What is expected
The data below should be restated word for word, with every picture omitted.

"""

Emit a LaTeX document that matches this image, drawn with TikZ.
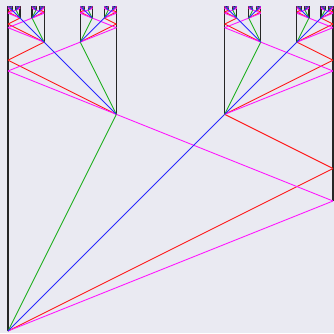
\documentclass[tikz,border=0pt]{standalone}
\usepackage{tikz}
\definecolor{bgc}{HTML}{EAEAF2}
\definecolor{cg}{RGB}{30,175,30}
\definecolor{cb}{RGB}{40,40,255}
\definecolor{cr}{RGB}{255,25,25}
\definecolor{cm}{RGB}{255,25,255}
\tikzset{
  vline/.style={draw=black!85,line width=1.2pt},
  gline/.style={draw=cg,line width=0.9pt},
  bline/.style={draw=cb,line width=0.9pt},
  rline/.style={draw=cr,line width=0.9pt},
  mline/.style={draw=cm,line width=0.9pt}
}
\def\ytop{327}
\newcommand\fblk[6]{%
  \begingroup
  \pgfmathsetmacro\bx{#1}%
  \pgfmathsetmacro\by{#2}%
  \pgfmathtruncatemacro\bd{#3}%
  \pgfmathsetmacro\bs{#4}%
  \pgfmathsetmacro\gx{\bx+\bd*\bs}%
  \pgfmathsetmacro\gy{\by+2*\bs}%
  \pgfmathsetmacro\ox{\bx+2*\bd*\bs}%
  \pgfmathsetmacro\rx{\bx+3*\bd*\bs}%
  \pgfmathsetmacro\ry{\by+1.5*\bs}%
  \pgfmathsetmacro\my{\by+1.2*\bs}%
  \coordinate (#6) at (\bx,\by);
  \coordinate (#6g) at (\gx,\gy);
  \coordinate (#6b) at (\ox,\gy);
  \coordinate (#6r) at (\rx,\ry);
  \coordinate (#6m) at (\rx,\my);
  \coordinate (#6t0) at (\bx,\ytop);
  \coordinate (#6t1) at (\gx,\ytop);
  \coordinate (#6t2) at (\ox,\ytop);
  \coordinate (#6t3) at (\rx,\ytop);
  \draw[vline] (#6) -- (#6t0);
  \draw[vline] (#6g) -- (#6t1);
  \draw[vline] (#6b) -- (#6t2);
  \draw[vline] (#6m) -- (#6t3);
  \draw[rline] (#6) -- (#6r);
  \draw[rline] (#6b) -- (#6r);
  \draw[mline] (#6) -- (#6m);
  \draw[mline] (#6g) -- (#6m);
  \draw[gline] (#6) -- (#6g);
  \draw[bline] (#6) -- (#6b);
  \ifnum#5>1
    \pgfmathsetmacro\ns{\bs/3}%
    \pgfmathtruncatemacro\nd{#5-1}%
    \pgfmathtruncatemacro\negd{-\bd}%
    \edef\fnext{\noexpand\fblk{\gx}{\gy}{\negd}{\ns}{\nd}{#6g}\noexpand\fblk{\ox}{\gy}{\bd}{\ns}{\nd}{#6b}}%
    \fnext
  \fi
  \endgroup}
\begin{document}
\begin{tikzpicture}[x=1pt,y=1pt]
\fill[bgc] (0,0) rectangle (334,333);
\useasboundingbox (0,0) rectangle (334,333);
\fblk{8}{2}{1}{108.333}{6}{A}
\end{tikzpicture}
\end{document}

"""

Written response
Emit a LaTeX document that matches this image, drawn with TikZ.
\documentclass[tikz,border=0pt]{standalone}
\usepackage{tikz}
\definecolor{bgc}{HTML}{EAEAF2}
\definecolor{cg}{RGB}{30,175,30}
\definecolor{cb}{RGB}{40,40,255}
\definecolor{cr}{RGB}{255,25,25}
\definecolor{cm}{RGB}{255,25,255}
\tikzset{
  vline/.style={draw=black!85,line width=1.2pt},
  gline/.style={draw=cg,line width=0.9pt},
  bline/.style={draw=cb,line width=0.9pt},
  rline/.style={draw=cr,line width=0.9pt},
  mline/.style={draw=cm,line width=0.9pt}
}
\def\ytop{327}
\newcommand\fblk[6]{%
  \begingroup
  \pgfmathsetmacro\bx{#1}%
  \pgfmathsetmacro\by{#2}%
  \pgfmathtruncatemacro\bd{#3}%
  \pgfmathsetmacro\bs{#4}%
  \pgfmathsetmacro\gx{\bx+\bd*\bs}%
  \pgfmathsetmacro\gy{\by+2*\bs}%
  \pgfmathsetmacro\ox{\bx+2*\bd*\bs}%
  \pgfmathsetmacro\rx{\bx+3*\bd*\bs}%
  \pgfmathsetmacro\ry{\by+1.5*\bs}%
  \pgfmathsetmacro\my{\by+1.2*\bs}%
  \coordinate (#6) at (\bx,\by);
  \coordinate (#6g) at (\gx,\gy);
  \coordinate (#6b) at (\ox,\gy);
  \coordinate (#6r) at (\rx,\ry);
  \coordinate (#6m) at (\rx,\my);
  \coordinate (#6t0) at (\bx,\ytop);
  \coordinate (#6t1) at (\gx,\ytop);
  \coordinate (#6t2) at (\ox,\ytop);
  \coordinate (#6t3) at (\rx,\ytop);
  \draw[vline] (#6) -- (#6t0);
  \draw[vline] (#6g) -- (#6t1);
  \draw[vline] (#6b) -- (#6t2);
  \draw[vline] (#6m) -- (#6t3);
  \draw[rline] (#6) -- (#6r);
  \draw[rline] (#6b) -- (#6r);
  \draw[mline] (#6) -- (#6m);
  \draw[mline] (#6g) -- (#6m);
  \draw[gline] (#6) -- (#6g);
  \draw[bline] (#6) -- (#6b);
  \ifnum#5>1
    \pgfmathsetmacro\ns{\bs/3}%
    \pgfmathtruncatemacro\nd{#5-1}%
    \pgfmathtruncatemacro\negd{-\bd}%
    \edef\fnext{\noexpand\fblk{\gx}{\gy}{\negd}{\ns}{\nd}{#6g}\noexpand\fblk{\ox}{\gy}{\bd}{\ns}{\nd}{#6b}}%
    \fnext
  \fi
  \endgroup}
\begin{document}
\begin{tikzpicture}[x=1pt,y=1pt]
\fill[bgc] (0,0) rectangle (334,333);
\useasboundingbox (0,0) rectangle (334,333);
\fblk{8}{2}{1}{108.333}{6}{A}
\end{tikzpicture}
\end{document}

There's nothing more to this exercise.